Problem for Poisson Distribution

這個問題是我在教課時，自己發現的。或許是一個顯而易見的問題，但似乎很少人去想過，它花了我不少時間去釐清，也發覺自己的統計能力還是未到家（汗）歡迎各方不吝指教。

Suppose a Poisson process of customers arriving a store has an arrival rate of 60 people in one hour. Then, if random variable X is the number of arrival customers in one hour, then by Poisson distribution, the mean and the variance are both equal to the arrival rate.

E(X) = V(X) = 60.

Now, if the unit is changed from hour to minute, the arrival rate becomes 1 customer per minute. Suppose random variable X' is the number of arrival customer in one minute. Then,

E(X') = V(X') = 1.

But, wait a minute. Since X is the number of arrivals in one hour and X' is the number of arrivals in one minutes, then we may say that X = 60X', which gives

V(X) = V(60X') = 60^2 V(X') = 3600.

Now, this is not consistent with what we obtained previously. What makes it happened? Any thing wrong with this derivation?

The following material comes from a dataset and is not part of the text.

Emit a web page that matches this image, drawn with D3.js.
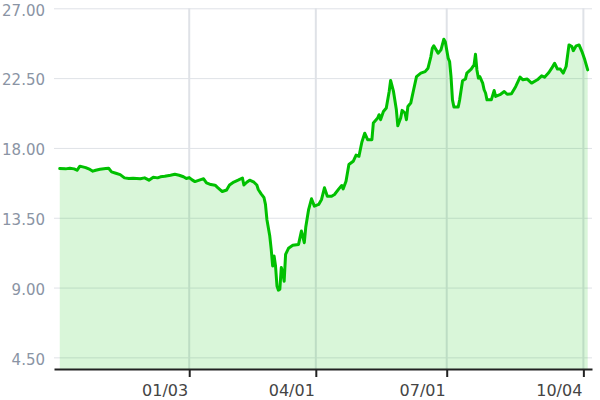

Click to show my explanation.

Generally, the first two statements are correct. The expectation and the variance of a Poisson random variable are the same, no matter what unit is used. The main problem comes from the last statement: X = 60X'. The arrival rate in one hour is 60 times the rate in one minute, for sure. However, as random variables, the number of arrivals in one hour is not necessary 60 times the number in one minutes. Fundamentally, if X' has Poisson distribution, X = 60X' does not has Poisson distribution. Thus, the variance of a Poisson random variable cannot apply to X = 60X' and that's why the variance of X is not equal to the mean of X in the last equation.